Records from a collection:
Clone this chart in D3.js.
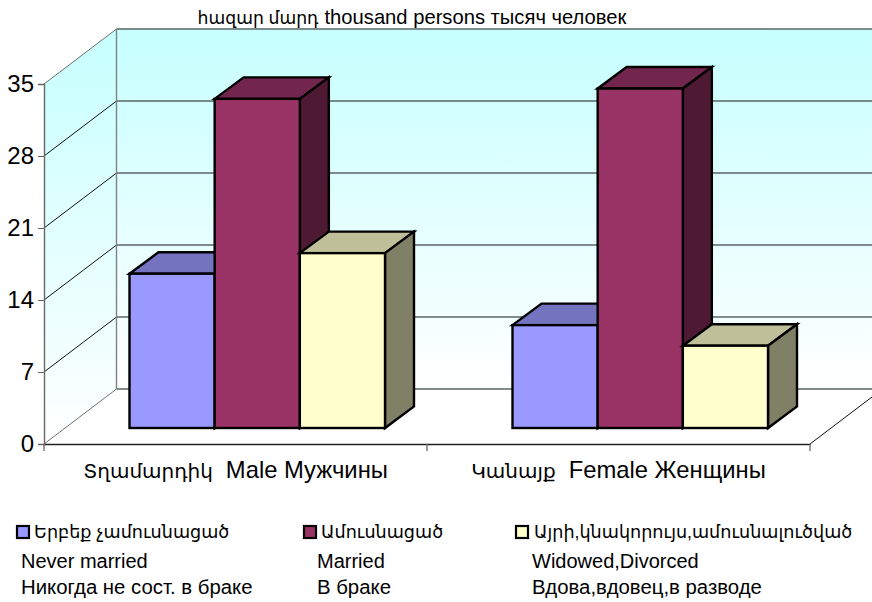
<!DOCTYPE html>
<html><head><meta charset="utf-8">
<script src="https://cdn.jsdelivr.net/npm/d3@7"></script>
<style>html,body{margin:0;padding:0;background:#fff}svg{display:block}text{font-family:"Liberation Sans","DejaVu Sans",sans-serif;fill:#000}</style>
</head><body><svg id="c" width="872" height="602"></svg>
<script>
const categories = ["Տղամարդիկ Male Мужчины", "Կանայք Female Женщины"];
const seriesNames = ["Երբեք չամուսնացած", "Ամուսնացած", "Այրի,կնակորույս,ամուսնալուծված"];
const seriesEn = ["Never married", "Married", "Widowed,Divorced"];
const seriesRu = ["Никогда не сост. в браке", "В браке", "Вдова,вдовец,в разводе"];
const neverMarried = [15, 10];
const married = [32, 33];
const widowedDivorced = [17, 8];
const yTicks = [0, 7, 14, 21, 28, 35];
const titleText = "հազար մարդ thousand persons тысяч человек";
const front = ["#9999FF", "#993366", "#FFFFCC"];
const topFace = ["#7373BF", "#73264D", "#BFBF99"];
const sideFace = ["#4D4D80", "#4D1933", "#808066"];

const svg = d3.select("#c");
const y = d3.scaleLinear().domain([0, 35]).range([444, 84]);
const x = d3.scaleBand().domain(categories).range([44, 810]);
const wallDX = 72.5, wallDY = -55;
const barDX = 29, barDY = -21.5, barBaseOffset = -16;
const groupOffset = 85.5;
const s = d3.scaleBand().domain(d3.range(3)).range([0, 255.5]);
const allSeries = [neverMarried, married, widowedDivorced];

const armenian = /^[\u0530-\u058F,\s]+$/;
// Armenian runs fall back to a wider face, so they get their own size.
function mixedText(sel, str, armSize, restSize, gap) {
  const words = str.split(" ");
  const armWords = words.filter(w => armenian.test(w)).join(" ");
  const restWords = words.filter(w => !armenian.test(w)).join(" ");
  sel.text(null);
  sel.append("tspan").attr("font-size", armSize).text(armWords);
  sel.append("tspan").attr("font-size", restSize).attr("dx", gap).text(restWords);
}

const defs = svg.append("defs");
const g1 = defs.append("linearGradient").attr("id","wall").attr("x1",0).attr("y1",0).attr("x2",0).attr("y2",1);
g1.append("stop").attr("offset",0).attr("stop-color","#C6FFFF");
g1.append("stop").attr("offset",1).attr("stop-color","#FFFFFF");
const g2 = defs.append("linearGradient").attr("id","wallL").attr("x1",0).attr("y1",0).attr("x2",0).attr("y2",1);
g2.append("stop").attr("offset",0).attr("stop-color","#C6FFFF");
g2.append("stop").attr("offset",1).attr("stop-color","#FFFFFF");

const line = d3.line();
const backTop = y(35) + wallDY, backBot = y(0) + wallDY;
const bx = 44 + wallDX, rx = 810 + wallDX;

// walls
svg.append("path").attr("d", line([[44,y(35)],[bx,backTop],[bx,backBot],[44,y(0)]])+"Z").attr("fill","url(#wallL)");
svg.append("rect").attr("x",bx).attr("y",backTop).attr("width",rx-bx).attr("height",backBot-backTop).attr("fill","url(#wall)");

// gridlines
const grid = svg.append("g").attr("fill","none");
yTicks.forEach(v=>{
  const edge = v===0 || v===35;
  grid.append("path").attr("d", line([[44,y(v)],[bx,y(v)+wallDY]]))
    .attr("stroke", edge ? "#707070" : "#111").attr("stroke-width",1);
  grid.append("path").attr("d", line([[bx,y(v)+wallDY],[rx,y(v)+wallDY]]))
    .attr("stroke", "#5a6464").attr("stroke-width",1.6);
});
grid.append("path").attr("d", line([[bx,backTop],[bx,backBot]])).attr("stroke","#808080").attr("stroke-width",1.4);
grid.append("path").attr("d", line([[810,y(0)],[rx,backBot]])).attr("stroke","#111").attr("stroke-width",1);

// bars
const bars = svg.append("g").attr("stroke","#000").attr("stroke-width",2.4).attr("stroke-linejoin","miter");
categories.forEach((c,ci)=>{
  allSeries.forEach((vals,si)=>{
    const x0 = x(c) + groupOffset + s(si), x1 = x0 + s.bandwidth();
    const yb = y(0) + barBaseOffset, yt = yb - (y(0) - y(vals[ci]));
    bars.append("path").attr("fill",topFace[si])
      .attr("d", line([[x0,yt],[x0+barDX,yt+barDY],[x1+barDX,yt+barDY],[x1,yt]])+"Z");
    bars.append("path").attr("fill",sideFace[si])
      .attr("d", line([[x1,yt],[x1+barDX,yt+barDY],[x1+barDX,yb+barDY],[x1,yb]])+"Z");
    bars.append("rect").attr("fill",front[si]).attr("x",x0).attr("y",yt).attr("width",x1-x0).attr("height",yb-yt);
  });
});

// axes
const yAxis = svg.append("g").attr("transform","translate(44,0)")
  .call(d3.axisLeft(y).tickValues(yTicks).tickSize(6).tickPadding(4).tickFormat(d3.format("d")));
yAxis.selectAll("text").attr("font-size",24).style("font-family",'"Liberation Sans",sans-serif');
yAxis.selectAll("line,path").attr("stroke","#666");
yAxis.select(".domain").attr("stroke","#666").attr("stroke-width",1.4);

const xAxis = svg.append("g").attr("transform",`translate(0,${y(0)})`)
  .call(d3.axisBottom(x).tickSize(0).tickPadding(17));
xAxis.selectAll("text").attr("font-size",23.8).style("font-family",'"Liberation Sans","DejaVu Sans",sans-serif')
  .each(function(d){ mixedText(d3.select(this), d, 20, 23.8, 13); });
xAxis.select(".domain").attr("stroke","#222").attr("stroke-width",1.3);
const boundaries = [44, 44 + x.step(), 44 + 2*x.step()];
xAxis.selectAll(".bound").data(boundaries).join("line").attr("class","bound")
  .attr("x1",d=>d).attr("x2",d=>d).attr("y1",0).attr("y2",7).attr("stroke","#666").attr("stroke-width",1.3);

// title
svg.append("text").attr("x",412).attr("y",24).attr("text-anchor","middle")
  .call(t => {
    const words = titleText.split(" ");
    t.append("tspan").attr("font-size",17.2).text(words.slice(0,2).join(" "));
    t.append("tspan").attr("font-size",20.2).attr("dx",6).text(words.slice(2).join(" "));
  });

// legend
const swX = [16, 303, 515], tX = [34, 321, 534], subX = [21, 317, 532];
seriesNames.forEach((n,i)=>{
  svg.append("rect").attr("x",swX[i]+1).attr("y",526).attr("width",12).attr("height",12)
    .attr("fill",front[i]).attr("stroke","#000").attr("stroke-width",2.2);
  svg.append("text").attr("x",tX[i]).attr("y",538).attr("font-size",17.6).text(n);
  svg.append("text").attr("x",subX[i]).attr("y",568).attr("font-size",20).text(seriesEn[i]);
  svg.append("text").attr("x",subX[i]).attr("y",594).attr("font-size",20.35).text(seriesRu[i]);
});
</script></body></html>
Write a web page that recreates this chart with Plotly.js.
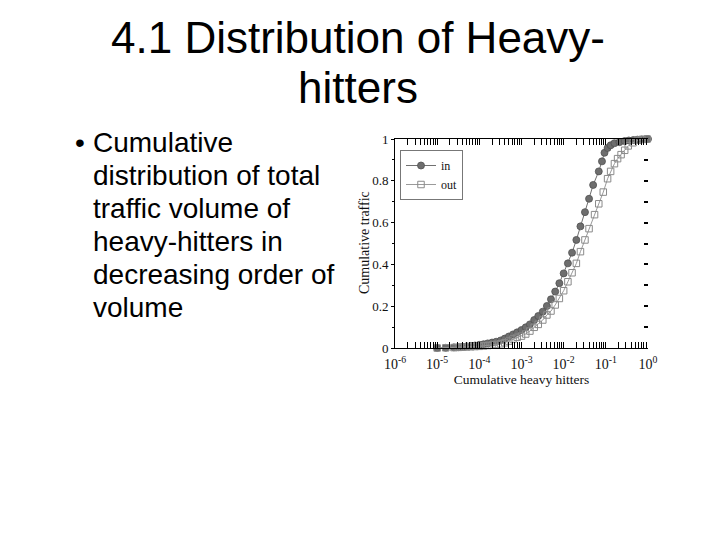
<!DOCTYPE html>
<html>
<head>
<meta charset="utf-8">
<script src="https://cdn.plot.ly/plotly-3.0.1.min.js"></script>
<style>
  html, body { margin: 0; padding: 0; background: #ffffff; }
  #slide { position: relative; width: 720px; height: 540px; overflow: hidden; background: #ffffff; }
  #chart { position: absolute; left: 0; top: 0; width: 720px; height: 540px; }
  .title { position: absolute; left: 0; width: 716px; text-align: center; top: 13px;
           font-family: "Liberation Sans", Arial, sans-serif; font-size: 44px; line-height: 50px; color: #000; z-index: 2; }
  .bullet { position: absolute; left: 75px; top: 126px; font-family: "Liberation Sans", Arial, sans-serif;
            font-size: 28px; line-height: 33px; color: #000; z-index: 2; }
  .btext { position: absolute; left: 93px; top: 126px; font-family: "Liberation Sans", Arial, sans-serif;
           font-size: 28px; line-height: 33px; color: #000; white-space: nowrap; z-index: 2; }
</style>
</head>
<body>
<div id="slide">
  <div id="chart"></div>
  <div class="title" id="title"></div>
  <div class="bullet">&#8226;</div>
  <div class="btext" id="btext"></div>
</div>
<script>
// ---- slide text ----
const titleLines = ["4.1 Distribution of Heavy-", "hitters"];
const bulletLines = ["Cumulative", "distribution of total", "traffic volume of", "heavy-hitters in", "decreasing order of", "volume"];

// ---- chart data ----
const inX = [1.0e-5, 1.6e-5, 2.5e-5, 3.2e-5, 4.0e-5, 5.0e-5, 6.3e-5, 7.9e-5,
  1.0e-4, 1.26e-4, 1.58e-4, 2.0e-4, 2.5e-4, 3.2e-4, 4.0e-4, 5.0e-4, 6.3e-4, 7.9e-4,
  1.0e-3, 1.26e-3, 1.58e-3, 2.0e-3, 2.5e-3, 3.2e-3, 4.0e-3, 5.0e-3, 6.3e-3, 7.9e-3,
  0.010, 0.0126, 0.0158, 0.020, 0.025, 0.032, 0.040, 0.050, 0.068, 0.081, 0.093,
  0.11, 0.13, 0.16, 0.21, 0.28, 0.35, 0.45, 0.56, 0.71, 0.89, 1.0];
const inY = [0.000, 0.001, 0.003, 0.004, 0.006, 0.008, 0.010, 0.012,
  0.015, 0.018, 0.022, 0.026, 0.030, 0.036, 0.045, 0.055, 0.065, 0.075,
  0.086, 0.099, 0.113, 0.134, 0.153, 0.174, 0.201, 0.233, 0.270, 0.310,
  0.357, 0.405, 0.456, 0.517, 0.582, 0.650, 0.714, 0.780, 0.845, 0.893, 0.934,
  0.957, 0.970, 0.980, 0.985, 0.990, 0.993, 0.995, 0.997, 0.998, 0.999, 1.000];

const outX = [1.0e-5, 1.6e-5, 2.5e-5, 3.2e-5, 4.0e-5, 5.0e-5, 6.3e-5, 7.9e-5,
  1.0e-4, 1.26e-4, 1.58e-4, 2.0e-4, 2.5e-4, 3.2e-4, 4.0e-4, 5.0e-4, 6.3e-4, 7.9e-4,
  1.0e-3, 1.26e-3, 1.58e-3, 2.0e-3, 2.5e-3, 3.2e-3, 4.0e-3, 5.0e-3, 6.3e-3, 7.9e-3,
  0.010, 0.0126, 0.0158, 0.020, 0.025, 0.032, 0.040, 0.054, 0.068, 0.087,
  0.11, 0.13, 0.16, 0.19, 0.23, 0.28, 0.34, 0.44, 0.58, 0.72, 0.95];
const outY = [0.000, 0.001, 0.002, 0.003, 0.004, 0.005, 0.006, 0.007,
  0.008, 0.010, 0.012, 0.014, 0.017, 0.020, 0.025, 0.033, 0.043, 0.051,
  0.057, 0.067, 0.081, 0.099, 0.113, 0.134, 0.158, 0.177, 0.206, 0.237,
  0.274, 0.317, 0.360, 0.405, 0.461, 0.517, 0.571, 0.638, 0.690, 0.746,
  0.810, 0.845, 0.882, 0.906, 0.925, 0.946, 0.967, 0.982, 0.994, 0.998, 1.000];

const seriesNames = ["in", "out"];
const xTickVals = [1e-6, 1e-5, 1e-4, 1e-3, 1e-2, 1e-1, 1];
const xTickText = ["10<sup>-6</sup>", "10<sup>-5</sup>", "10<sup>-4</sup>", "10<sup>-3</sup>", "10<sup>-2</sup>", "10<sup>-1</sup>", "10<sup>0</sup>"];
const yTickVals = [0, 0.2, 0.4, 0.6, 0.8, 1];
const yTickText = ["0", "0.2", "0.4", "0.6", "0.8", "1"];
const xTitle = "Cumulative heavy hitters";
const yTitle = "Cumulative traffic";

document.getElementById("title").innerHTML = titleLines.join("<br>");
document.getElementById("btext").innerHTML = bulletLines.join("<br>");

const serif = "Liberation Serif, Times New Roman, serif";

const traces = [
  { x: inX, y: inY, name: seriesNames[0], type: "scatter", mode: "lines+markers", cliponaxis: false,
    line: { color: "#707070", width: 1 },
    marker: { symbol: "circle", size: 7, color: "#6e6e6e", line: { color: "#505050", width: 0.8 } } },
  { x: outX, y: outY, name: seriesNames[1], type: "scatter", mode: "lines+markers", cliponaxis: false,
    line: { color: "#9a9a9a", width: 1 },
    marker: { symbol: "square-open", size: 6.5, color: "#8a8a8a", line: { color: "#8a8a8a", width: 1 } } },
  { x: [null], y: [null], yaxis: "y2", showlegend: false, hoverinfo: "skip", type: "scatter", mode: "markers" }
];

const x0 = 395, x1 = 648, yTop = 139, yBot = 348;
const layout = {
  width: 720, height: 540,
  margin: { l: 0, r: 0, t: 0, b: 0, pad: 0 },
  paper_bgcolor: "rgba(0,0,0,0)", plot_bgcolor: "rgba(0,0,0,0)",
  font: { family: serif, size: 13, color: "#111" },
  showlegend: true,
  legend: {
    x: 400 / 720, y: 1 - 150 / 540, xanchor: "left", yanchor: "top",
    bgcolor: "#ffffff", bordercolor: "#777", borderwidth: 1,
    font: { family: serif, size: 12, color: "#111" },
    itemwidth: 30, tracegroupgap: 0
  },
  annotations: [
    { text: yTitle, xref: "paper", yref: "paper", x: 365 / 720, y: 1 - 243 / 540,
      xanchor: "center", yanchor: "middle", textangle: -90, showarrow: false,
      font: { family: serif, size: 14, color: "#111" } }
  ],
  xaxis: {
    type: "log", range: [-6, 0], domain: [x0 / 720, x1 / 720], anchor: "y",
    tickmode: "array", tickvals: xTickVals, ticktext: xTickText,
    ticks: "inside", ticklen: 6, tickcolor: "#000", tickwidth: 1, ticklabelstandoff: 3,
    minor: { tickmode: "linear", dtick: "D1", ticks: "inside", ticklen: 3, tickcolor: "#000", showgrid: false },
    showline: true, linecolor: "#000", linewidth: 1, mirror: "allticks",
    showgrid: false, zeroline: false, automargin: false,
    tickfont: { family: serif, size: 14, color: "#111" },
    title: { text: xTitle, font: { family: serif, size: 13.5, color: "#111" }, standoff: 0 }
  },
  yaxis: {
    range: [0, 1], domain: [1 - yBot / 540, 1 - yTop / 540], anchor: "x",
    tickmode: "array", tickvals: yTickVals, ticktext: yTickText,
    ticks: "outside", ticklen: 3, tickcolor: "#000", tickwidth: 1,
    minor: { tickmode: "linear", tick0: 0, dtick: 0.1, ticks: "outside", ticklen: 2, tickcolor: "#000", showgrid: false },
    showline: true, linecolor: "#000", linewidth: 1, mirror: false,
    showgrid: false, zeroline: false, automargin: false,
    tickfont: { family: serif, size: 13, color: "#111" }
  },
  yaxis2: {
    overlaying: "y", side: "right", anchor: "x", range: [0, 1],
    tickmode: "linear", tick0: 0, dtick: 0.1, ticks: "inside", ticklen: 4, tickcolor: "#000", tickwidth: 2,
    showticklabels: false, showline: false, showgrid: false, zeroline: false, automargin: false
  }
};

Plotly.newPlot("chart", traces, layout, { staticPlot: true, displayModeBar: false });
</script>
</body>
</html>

> **TASK REQUIREMENTS**
Extract, word for word, each line from the top of the data down to and including the line with "const allSeries = [neverMarried, married, widowedDivorced];"; skip the pictures.

> **FINAL ANSWER**
Clone this chart in D3.js.
<!DOCTYPE html>
<html><head><meta charset="utf-8">
<script src="https://cdn.jsdelivr.net/npm/d3@7"></script>
<style>html,body{margin:0;padding:0;background:#fff}svg{display:block}text{font-family:"Liberation Sans","DejaVu Sans",sans-serif;fill:#000}</style>
</head><body><svg id="c" width="872" height="602"></svg>
<script>
const categories = ["Տղամարդիկ Male Мужчины", "Կանայք Female Женщины"];
const seriesNames = ["Երբեք չամուսնացած", "Ամուսնացած", "Այրի,կնակորույս,ամուսնալուծված"];
const seriesEn = ["Never married", "Married", "Widowed,Divorced"];
const seriesRu = ["Никогда не сост. в браке", "В браке", "Вдова,вдовец,в разводе"];
const neverMarried = [15, 10];
const married = [32, 33];
const widowedDivorced = [17, 8];
const yTicks = [0, 7, 14, 21, 28, 35];
const titleText = "հազար մարդ thousand persons тысяч человек";
const front = ["#9999FF", "#993366", "#FFFFCC"];
const topFace = ["#7373BF", "#73264D", "#BFBF99"];
const sideFace = ["#4D4D80", "#4D1933", "#808066"];

const svg = d3.select("#c");
const y = d3.scaleLinear().domain([0, 35]).range([444, 84]);
const x = d3.scaleBand().domain(categories).range([44, 810]);
const wallDX = 72.5, wallDY = -55;
const barDX = 29, barDY = -21.5, barBaseOffset = -16;
const groupOffset = 85.5;
const s = d3.scaleBand().domain(d3.range(3)).range([0, 255.5]);
const allSeries = [neverMarried, married, widowedDivorced];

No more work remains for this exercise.